On a theoretical level, I am driven by an interest in the use of narrative devices in history writing. In his book Metahistory: The Historical Imagination in Nineteenth-Century Europe, Hayden White distinguishes between different levels of conceptualization in the historical work: 1 chronicle, 2 story, 3 mode of emplotment, 4 mode of argument, and 5 mode of ideological implication. According to this model, the first stage in creating a literary history is to make a chronicle, that is to list in chronological order the works and events that fall within the relevant time span. In the second phase, the literary historian shapes a story within the chronicle. This involves among other things choosing protagonists and picking out starting and ending points. In the third phase, the author must emplot his story, that is, he must identify it with some archetype already familiar to the reader so that the reader will recognize it as a story of a particular kind. White draws his examples from literary genres and identifies four different modes of emplotment: Romance, Tragedy, Comedy, and Satire.

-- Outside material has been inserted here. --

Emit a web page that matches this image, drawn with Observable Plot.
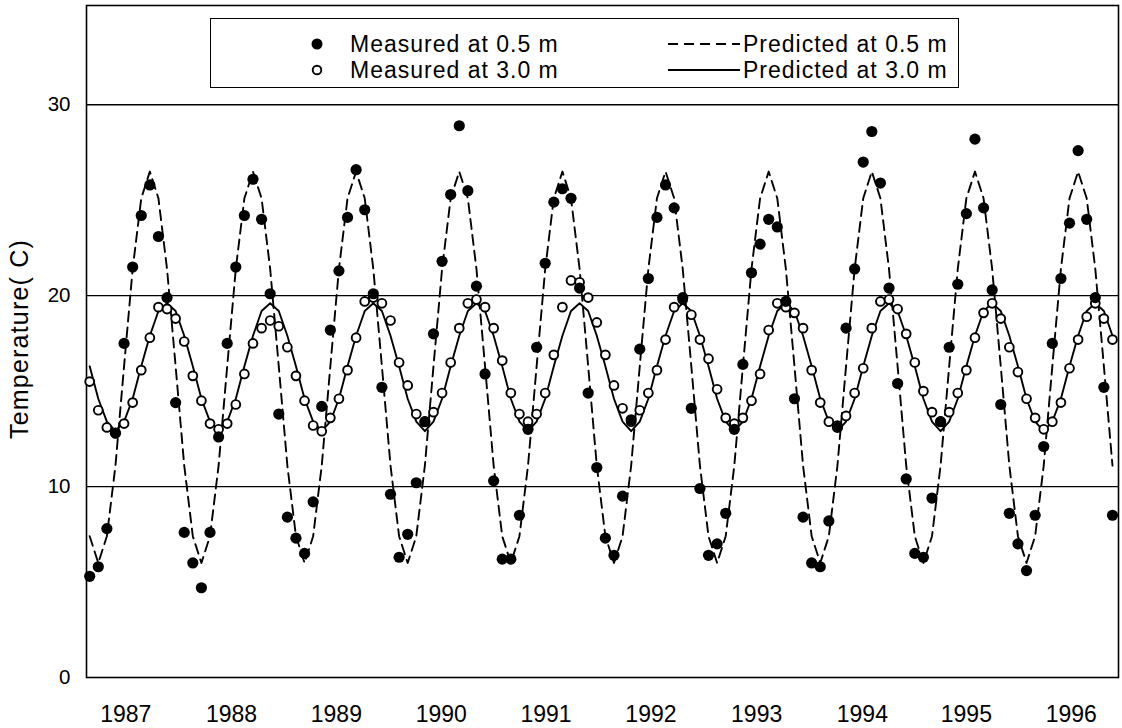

Alongside ideas put forward by Arthur C. Danto in Narration and Knowledge (1985) and Paul Riceur in Time and Narrative (1984-1988), Hayden White has had a wide impact on theoretical considerations in literary historiography since the 1970s, also in Norway. In 1975, following the launch of the six-volume Norges litteraturhistorie [The Literary History of Norway], the professor of rhetoric at the University of Bergen Georg Johannesen vehemently attacked the editor Edvard Beyer and his co-authors for lack of theoretical rigour and methodological consistency. In a pamphlet Johannesen called into question the basic assumption that fiction and nonfiction are to be clearly separated from each other. The use of literary devices is not restricted to fictional writing, he claimed, they apply also to academic writing, only academicians are mostly unaware of it. With reference to Georg Johannesen’s work, a younger colleague of his at the University of Bergen, Arild Linneberg later characterized the four-volume Norsk litteraturhistorie [History of the Norwegian Literature], edited by Bull, Paasche, Winsnes and Houm, as «vitskapsfiksjon» [a mix of scholarly and fictional writing] and «professordikting» [professorial or academic fiction]. «In writing about fictional literature, they themselves were unknowingly creating fiction”, Linneberg maintained.
Since the advent of digital humanities, the range of computational techniques and digital research methods has not only enabled scholars of today to raise new questions and develop new hypotheses. There is also the possibility of revisiting arguments and claims made before the digital turn. In this paper, I will re-examine the argument of Georg Johannesen and Arild Linneberg. I argue that the premise is correct, but their conclusion is wrong. There can be no doubt that history writing and fictional writing both make use of narrative devices. However, the use of narrative devices does not turn nonfiction into fiction.